Oven Quirks And High Altitude

Ovens rarely match the number on the dial. A simple oven thermometer hung from the rack tells you whether your 350°F setting and your real oven temperature match. If the oven runs hot, you can lower the setting by 25°F or shave a minute or two off the bake time. If it runs cool, raise the setting slightly or expect bake times near the top of the range. High altitude baking changes how batter rises and sets because lower air pressure lets muffins puff up faster, so many extension services share altitude baking charts with small adjustments to leavening, liquid, and oven temperature.

Fixing Common Mini Banana Muffin Problems

Even with solid time ranges, a batch can still act up. Maybe the centers sink, the crumb feels dry, or the muffins cling to the pan. Use this table as a quick guide to what went wrong and what to change in the next round.

Problem Likely Cause Simple Fix Next Time
Wet centers Bake time too short or oven too cool Extend bake by 2–3 minutes and confirm temperature with an oven thermometer
Dry, crumbly texture Overbaked or too much flour Shorten bake time and measure flour with a scale or spoon and level method
Sunken tops Too much leavening or oven door opened early Reduce baking powder or soda slightly and keep the door closed until 10 minutes
Burned edges, pale centers Oven too hot or dark pan on high rack Lower oven setting 25°F or move rack to the middle and test earlier
Sticking to pan Pan not greased or liners too thin Grease cups lightly or use sturdy liners, then let muffins rest 5 minutes before removing
Flat tops Underfilled cups or weak leavening Fill cups 3/4 full and check that baking powder and soda are fresh
Dense, heavy crumb Overmixed batter or too little leavening Stir only until flour disappears and follow recipe leavening amounts closely

For more background on quick bread doneness, many baking temperature charts list around 200°F (93°C) as a helpful internal target for muffins and other quick breads, while separate charts from the USDA Food Safety and Inspection Service give minimum safe internal temperatures for meat, poultry, and other higher risk foods. Together they show why a reliable thermometer, along with visual tests, gives steady results from batch to batch.

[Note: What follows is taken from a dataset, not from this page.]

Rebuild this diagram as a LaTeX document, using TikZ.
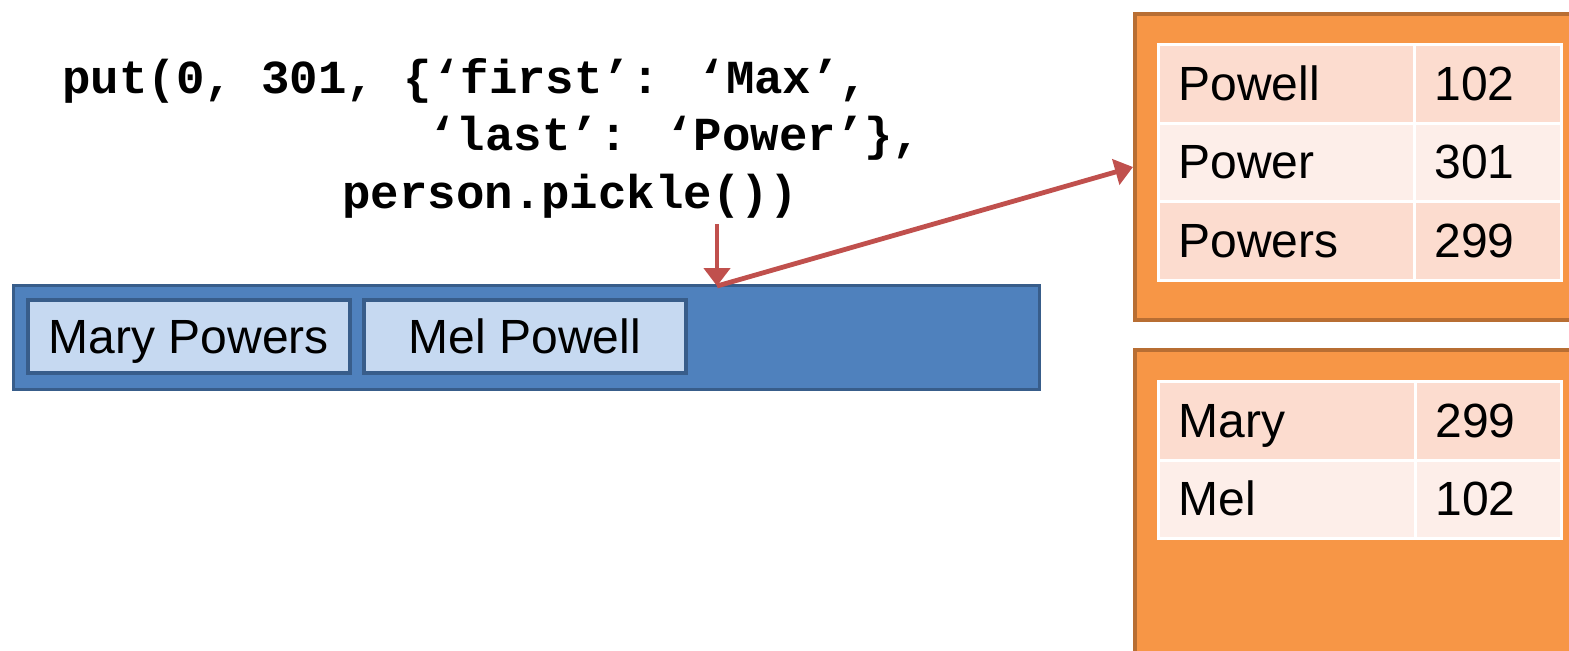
\documentclass[tikz,border=0pt]{standalone}
\usepackage{fontspec}
\setmainfont{Liberation Sans}
\newfontfamily\codefont{Liberation Mono}
\usetikzlibrary{calc, arrows.meta}

\definecolor{barblue}{HTML}{4F81BD}
\definecolor{barline}{HTML}{385D8A}
\definecolor{recblue}{HTML}{C6D9F1}
\definecolor{idxorange}{HTML}{F79646}
\definecolor{idxline}{HTML}{B86E33}
\definecolor{bandA}{HTML}{FCDCCF}
\definecolor{bandB}{HTML}{FDEEE9}
\definecolor{arrowred}{HTML}{C0504D}

\tikzset{
  code/.style={anchor=base west, inner sep=0pt, font=\codefont\bfseries\fontsize{23.7}{28}\selectfont},
  record/.style={draw=barline, fill=recblue, line width=2pt, minimum width=161pt, minimum height=36.5pt, inner sep=0pt,
                 text height=17.5pt, text depth=0pt, font=\fontsize{24}{28}\selectfont},
  cell/.style={draw=white, line width=1.5pt, anchor=north west, inner sep=0pt},
  celltext/.style={anchor=base west, inner sep=0pt, font=\fontsize{24}{28}\selectfont},
  link/.style={draw=arrowred, line width=2.4pt, -{Triangle[length=9pt, width=13pt]}}
}

\begin{document}
\begin{tikzpicture}[x=0.5pt, y=-0.5pt]
    \useasboundingbox (0,0) rectangle (1569,650);
    \clip (0,0) rectangle (1569,650);

    % the put call
    \node[code] (line1) at (62,93) {put(0, 301, \{‘first’: ‘Max’,};
    \node[code] (line2) at (428,150) {‘last’: ‘Power’\},};
    \node[code] (line3) at (342,208) {person.pickle())};

    % the heap of records
    \node[draw=barline, fill=barblue, line width=1.5pt, anchor=north west,
          minimum width=513pt, minimum height=52pt, inner sep=0pt] (heap) at (12,284) {};
    \node[record] (mary) at (189,336) {Mary Powers};
    \node[record] (mel) at (525,336) {Mel Powell};

    % the two indexes
    \node[draw=idxline, fill=idxorange, line width=2pt, anchor=north west,
          minimum width=250pt, minimum height=153pt, inner sep=0pt] (lastidx) at (1133,12) {};
    \node[draw=idxline, fill=idxorange, line width=2pt, anchor=north west,
          minimum width=250pt, minimum height=160pt, inner sep=0pt] (firstidx) at (1133,348) {};

    % index on last name
    \foreach \name/\id/\band [count=\i] in {Powell/102/bandA, Power/301/bandB, Powers/299/bandA} {
        \coordinate (top) at (1157, {43+(\i-1)*78.5});
        \node[cell, fill=\band, minimum width=128pt, minimum height=39.25pt] (last-\i-name) at (top) {};
        \node[cell, fill=\band, minimum width=73.5pt, minimum height=39.25pt] (last-\i-id) at ($ (top) + (256,0) $) {};
        \node[celltext] at ($ (top) + (21,57) $) {\name};
        \node[celltext] at ($ (top) + (277,57) $) {\id};
    }

    % index on first name
    \foreach \name/\id/\band [count=\i] in {Mary/299/bandA, Mel/102/bandB} {
        \coordinate (top) at (1157, {380+(\i-1)*78.5});
        \node[cell, fill=\band, minimum width=128.5pt, minimum height=39.25pt] (first-\i-name) at (top) {};
        \node[cell, fill=\band, minimum width=73pt, minimum height=39.25pt] (first-\i-id) at ($ (top) + (257,0) $) {};
        \node[celltext] at ($ (top) + (21,57) $) {\name};
        \node[celltext] at ($ (top) + (278,57) $) {\id};
    }

    % where the new record goes
    \coordinate (slot) at (717,286);
    \coordinate (drop) at (717,224);
    \draw[link] (drop) -- (slot);
    \draw[link] (slot) -- (lastidx.west);

  \end{tikzpicture}
\end{document}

Storing And Freezing Mini Banana Bread Muffins

Once you know how long to bake mini banana bread muffins in your oven, keeping that texture after baking is the last step. Cooling, storage, and reheating all play a role.

Let mini muffins cool on a rack until no longer warm to the touch. This pause lets steam escape so the tops do not turn sticky inside a container. For short term storage, place cooled muffins in an airtight container lined with a paper towel above and below the layer of muffins and keep at room temperature for two to three days.

For longer storage, arrange cooled mini muffins in a single layer on a tray and freeze until firm. Move them into labeled freezer bags, press out extra air, and freeze for up to two months. To serve, thaw at room temperature or warm in a 300°F (150°C) oven for 6–8 minutes.

With these timing ranges, tests, and small adjustments, you can answer the question “how long to bake mini banana bread muffins?” every time you turn on the oven. Your own notes from a few batches will round out the numbers here, and before long you will know by sight and smell when each tray of mini banana muffins is ready to come out and cool.